U.S. retaliatory strikes against Syria over a chemical weapons attack on civilians, coupled with Trump dispatching what he called an "armada" of ships to the region in a show of force, touched off fears in South Korea that the United States was preparing for military action against the North.
Pyongyang has also expressed anger over the ongoing annual spring military exercises the U.S. holds with South Korea, which it considers a rehearsal for invasion.
But U.S. officials told The Associated Press on Friday that the Trump administration had settled on a policy that will emphasize increasing pressure on Pyongyang with the help of China, North Korea's only major ally, instead of military options or trying to overthrow Kim's regime.
A U.S. military official, who requested anonymity to discuss planning, said the United States doesn't intend to use military force against North Korea in response to either a nuclear test or a missile launch.
Kim, wearing a suit and tie, was greeted Saturday with thunderous — and practiced — applause as he stepped into view on a large podium, clapping to acknowledge the thousands of soldiers and civilians taking part in the parade at Kim Il Sung Square.
A series of what appeared to be KN-08 missiles were among the weaponry rolled out on trucks. Military analysts say the missiles could one day be capable of hitting targets as far as the continental United States, although North Korea has yet to flight test them.
The parade also included large rockets covered by canisters in two different types of transporter erector launcher trucks, or TELs. An official from South Korea's Defense Ministry couldn't immediately confirm whether any of the rockets represented a new type of ICBM.

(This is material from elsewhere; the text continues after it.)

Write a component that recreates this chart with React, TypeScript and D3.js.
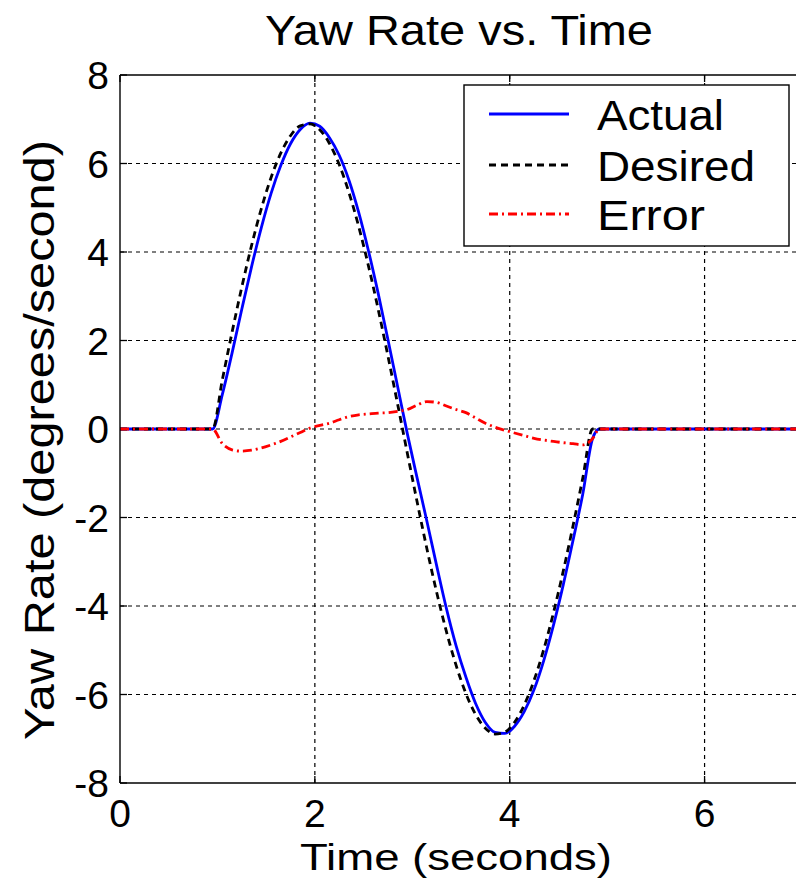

Kim Dong-yub, a North Korea expert at Seoul's Institute for Far Eastern Studies, said the canisters and trucks suggested that the North was developing technology to "cold launch" ICBMs, ejecting them from the canisters before they ignite. This would allow North Korea to prevent its limited number of ICBM-capable launcher trucks from being damaged during launches and also make the missiles harder to detect after they're fired, he said. Cold launches would also allow the missiles to be fired from silos. Kim said that the North is also likely developing solid-fuel ICBMs, and that some of the rockets paraded inside canisters on Saturday might be prototypes.
Other military hardware at the parade included tanks, multiple rocket launchers and artillery, as well as a solid-fuel missile designed to be fired from submarines. Also on display was a powerful midrange missile that outside analysts call a "Musudan," and which can potentially reach U.S. air bases in Guam, as well as a new solid-fuel midrange missile that can be fired from land mobile launchers, making them harder to detect before launch.
Kim Jong Un, a 30-something leader who took power in late 2011 after the death of his father, Kim Jong Il, emphasizes nuclear weapons as the foundation of his national defense strategy. Under his watch, North Korea has aggressively pursued a goal of putting a nuclear warhead on an ICBM capable of reaching the continental United States.
In his annual New Year's address, Kim said North Korea's preparations for an ICBM launch had "reached the final stage." Satellite imagery suggests the country could conduct another underground nuclear test at any time.
North Korea conducted two nuclear last year alone, advancing its goal to make nuclear weapons small enough to fit on long-range missiles. The North also last year launched a long-range rocket that put a satellite into orbit, which Washington, Seoul and others saw as a banned test of missile technology.
Other senior officials joining Kim at the parade podium included Kim Won Hong, who the South Korean government had said earlier this year was fired from his job as state security minister, presumably over corruption. South Korea has a spotty record of tracking developments in North Korea, as information about the secretive, authoritarian state is often impossible to confirm.